Additionally, awareness of smart meters reached a peak of 88% in March 2019, having gradually increased over the course of the survey.

The use of innovative technologies, such as carbon capture and storage (CCS) has also gained further traction. In March 2019, 63% of those who knew a lot of a little about CCS said they supported it, the highest level in the survey to date.
 

NIC calls for “once in a generation” energy transformation


Chair of the National Infrastructure Commission (NIC) Sir John Armitt has written a letter to Chancellor of the Exchequer Philip Hammond, urging him to use the autumn Spending Review to commit to a “once-in-a-generation transformation” of the UK’s energy, transport and energy networks.  In the letter, Armitt laid down four key tests by which the NIC will judge the credibility of the government’s National Infrastructure Strategy, which is expected to be announced at the autumn Spending Review.

The key tests are a long-term perspective and set out government’s expectations for infrastructure funding and policy; clear goals and plans to achieve them; a firm funding; and a genuine commitment to change, where “the strategy needs to respond in the same spirit.”

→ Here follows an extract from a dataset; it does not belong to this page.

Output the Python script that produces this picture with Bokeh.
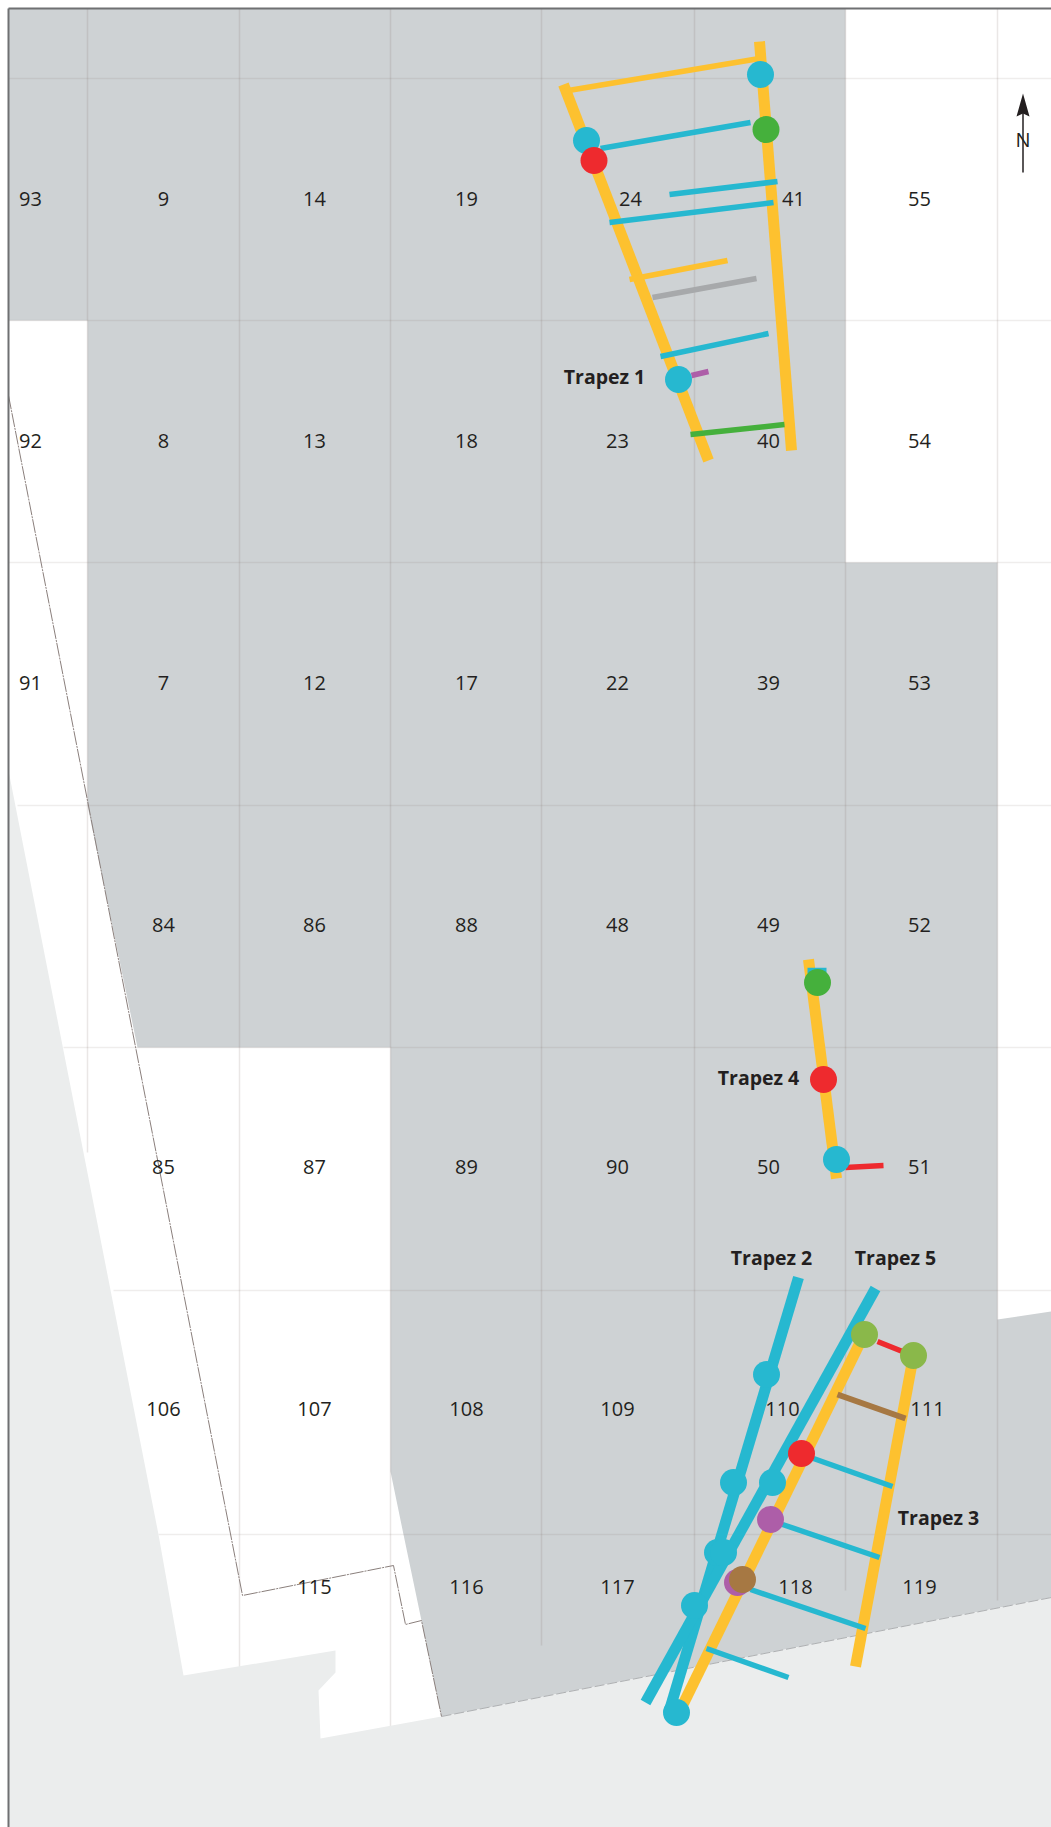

“Real change is required if we are to boost our economic prosperity and quality of life up to 2050. That requires the government’s National Infrastructure Strategy to be bold and transformative and commit to major changes like devolving funding for cities transport,” he added.
 

BNEF report expects 57% of all passenger vehicle sales to be electric by 2040 


BloombergNEF (BNEF) has released its updated forecast on how electrification and shared mobility will impact road transport from now to 2040. Electric vehicle (EV) figures are increasing, with annual passenger EV sales set to rise to 28mn in 2030 and 56mn by 2040, with total passenger vehicles fleets reaching 1.68bn.

By 2040, the report anticipates 57% of all passenger vehicle sales to be electric, as well as over 30% of the global passenger fleet. The report also notes that 500mn passenger EVs will be on the road by 2040, as well as 40mn commercial EVs. Commercial van and truck sales are also set to accelerate throughout the 2020s.

The decline in battery process continues to boost rising figures. The report highlights that piece parity between EVs and internal combustion vehicles (ICE) will thus be achieved by the mid-2020s in most segments. While total passenger vehicle fleet figures will rise, the internal combustion passenger vehicle fleet will remain steady until 2030, before gradually declining. Europe also surpasses the US as the second largest EV market.